MCP-Mod approach

Summary: The MCP-Mod approach affects both the design and the analysis of dose-finding studies. It is a hybrid approach that combines hypothesis testing and modeling to analyze phase II dose-ranging studies with the purpose of finding suitable dose(s) for confirmatory phase III trials. The MCP-Mod method was found adequate and appropriate for dose selection based on dose-response data.


The main goals in Phase II studies is to investigate the existence, nature and extend of dose effect (Ruberg, 1995). A well-known problem of failed Phase III programs is poor dose selection resulting from inappropriate knowledge of the dose-response relationship at the end of the learning phase of a drug development. Selection of a dose to carry into confirmatory Phase III of a clinical trial is one of the most difficult decision in drug development. The main difficulty in getting the right dose is the trade-off between wanted and unwanted effects, which highly depend on having chosen an appropriate model to represent the nature of dose-response relationship.

The MCP-Mod procedure is an approach for dealing model uncertainty by combining Multiple Comparisons Procedures (MCP) with Modeling Techniques (Mod). Recently, it has been qualified as an efficient statistical methodology for model based design and analysis of Phase II dose finding studies under model uncertainty. This approach provides the flexibility of modelling for dose estimation, while preserving the robustness to model misspecification associated with MCP.

CROS NT has experienced the application of this new methodology to a clinical trial.


The MCP-Mod procedure consists in five steps divided in two stages: the first one is the Trial Design Stage, while the second one is the Trial Analysis Stage.

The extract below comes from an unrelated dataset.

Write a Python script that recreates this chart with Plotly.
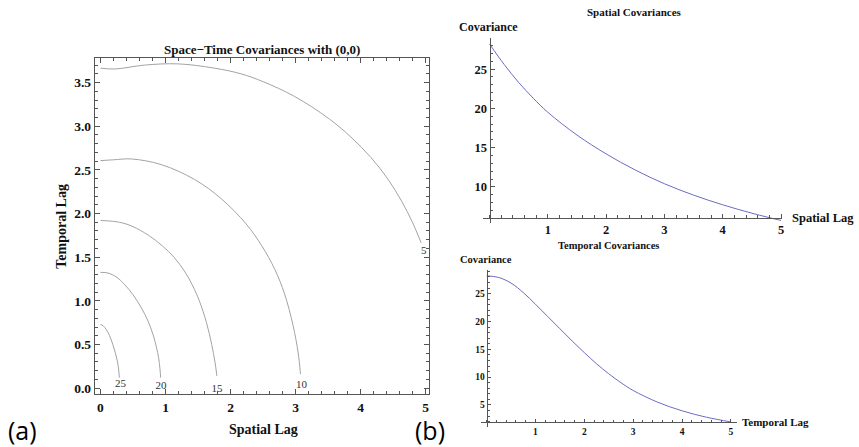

Figure 1. shows all the five steps involved in this approach:blog image

  1. It starts at the trial design stage, by defining a set of candidate models (between a battery of commonly used dose-response models) to represent the underlying true dose-response shape.
  2. Then, optimum contrast coefficients are derived from each model based on the assessment of relevant metrics such as type I error rate, power to detect a significant dose-response shape, and the power to find the minimal effective dose.
  3. At the Trial Analysis Stage, significance of individual shapes is tested with a multiple contrast test based on the previously derived optimal contrasts coefficients, to assess whether a dose-response signal can be established. Proof of Concept (PoC) is settled when at least one of the model test is significant (MCP part of MCP-Mod).
  4. Later, a candidate model is selected using model selection criteria like Akaike Information Criterion (AIC) or Bayesian Information Criterion (BIC) or averaging.
  5. Finally, the selected model is used to produce estimates of target doses using modelling techniques (Mod part of MCP-Mod).


CROS NT has implemented MCP-Mod procedures by using two different statistical software: the completely free software R, with user-created packages (DoseFinding library) and SAS® 9.4 (S. Menon , R. C. Zink, Modern Approaches to Clinical Trials Using SAS®: Classical, Adaptive, and Bayesian Methods, 2015, Chapter 7) in order to check both software performances and we obtained the same results .

Final Considerations

On May 26, 2016, FDA determined that the Multiple Comparison Procedure – Modeling (MCP-Mod) statistical approach is fit-for-purpose (FFP). This new approach will be increasingly used in clinical trial.  CROS NT acquired further knowledge and expertise on this methodology and recently applied it on a study, where in addition covariates have been considered into the model (ANCOVA).